In September 2017, tensions escalated further. First, when North Korea conducted its sixth nuclear test on September 9th and later on when, on the floor of the U.N. General Assembly, Donald Trump proclaimed that North Korea might have to be “totally destroyed.” Kim Jong-Un interpreted that address as a “ferocious declaration of war” and promised that he would take “a corresponding, highest level of hardline countermeasures.” The next day, Kim’s foreign minister stated that North Korea “had entered a phase of completing the state nuclear force … [and that it] was only a few steps away from the final gate of completion of the state nuclear force.” Following the November 29th test-missile launch, which demonstrated North Korea’s capability to strike Washington, the regime announced that “the great historic cause of completing the state nuclear force” has been “realized.” Technical experts nevertheless believe that North Korea will need to conduct a few more tests before its nuclear deterrent is operational and combat-ready. These tests might take place over the next few months … although the regime’s assertion that its nuclear forces are completed suggests that Kim Jong-Un may be willing to call a pause/timeout on his testing program for a given (and undefined) period of time.
A key issue is whether or not the United States can deter a nuclear-armed North Korea if it develops the ability to target the U.S. homeland, and whether taking military action to prevent this scenario might be necessary. Either choice brings with it considerable risk for the United States, its allies, regional stability, and global order.
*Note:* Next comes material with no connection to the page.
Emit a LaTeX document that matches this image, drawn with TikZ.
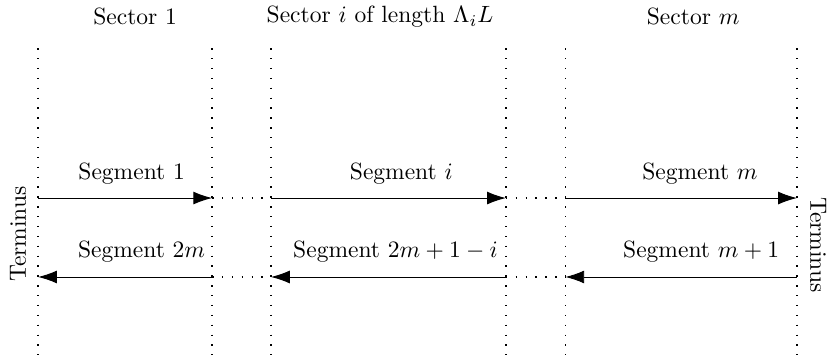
\documentclass[tikz,border=0pt]{standalone}
\usepackage{amsmath}
\usepackage{amsfonts}
\usetikzlibrary{arrows.meta, positioning}

\begin{document}
\begin{tikzpicture}[->,>={Latex[length=8pt,width=5.5pt]},line width=0.4pt,
    bound/.style={-, line width=0.6pt, dash pattern=on 0.6pt off 3.6pt}, lbl/.style={above=2.5pt}]
      \useasboundingbox (0,0) rectangle (12.42,5.35);

      % sector boundaries
      \foreach \n/\x in {a/0.57, b/3.17, c/4.05, d/7.56, e/8.45, f/11.91} {
        \coordinate (\n-top) at (\x,4.63);
        \coordinate (\n-bot) at (\x,0.04);
        \coordinate (\n-up) at (\x,2.39);
        \coordinate (\n-lo) at (\x,1.21);
        \draw[bound] (\n-top) -- (\n-bot);
      }

      \node (s1) at (2.02,5.10) {Sector 1};
      \node (si) at (5.68,5.10) {Sector $i$ of length $\Lambda_i L$};
      \node (sm) at (10.36,5.10) {Sector $m$};

      \node[rotate=90] (t1) at (0.27,1.85) {Terminus};
      \node[rotate=-90] (t2) at (12.23,1.69) {Terminus};

      \path (a-up) edge node[lbl, xshift=2.8pt] {Segment 1} (b-up)
            (c-up) edge node[lbl, xshift=5.5pt] {Segment $i$} (d-up)
            (e-up) edge node[lbl, xshift=8pt] {Segment $m$} (f-up)
            (b-lo) edge node[lbl, xshift=7pt] {Segment $2m$} (a-lo)
            (d-lo) edge node[lbl, xshift=3pt] {Segment $2m+1-i$} (c-lo)
            (f-lo) edge node[lbl, xshift=8.5pt] {Segment $m+1$} (e-lo)
            ;
      \draw[bound] (b-up) -- (c-up) (d-up) -- (e-up)
                   (b-lo) -- (c-lo) (d-lo) -- (e-lo);
    \end{tikzpicture}
\end{document}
There is sub-set of hardened analysts’ views (some with prior U.S. government experience) who contend that the risk of allowing North Korea to develop the capability to target the U.S. homeland with a nuclear weapon outweighs the risks associated with a regional war. These analysts frequently cite Pyongyang’s history of bombastic threats, hostility toward the United States and its allies, and the regime’s long-stated interest in unifying the peninsula on its terms as evidence to back up their claim. The much larger mainstream faction of analysts and former government officials, however, see Kim Jong-Un as deterrable. War can, by-and-large, be avoided by implementing the policy of containment that kept the Cold War from going hot. North Korea needs to be convinced that any use of nuclear weapons or invasion of South Korea would invite a devastating response. For a long period of time ahead too – if ever, Kim Jong-Un will not enjoy the requisite conventional forces superiority to translate his ambitions of unification into reality.
At the end of the day, it all comes down to whether or not Trump and his administration believes that Kim Jong-Un is deterrable. And if not, whether over the next few months he must be denied the combat-ready capability to strike the continental United States with a nuclear-tipped missile. One way or the other, the conduct of both parties over the next six months will go a long way towards answering this question.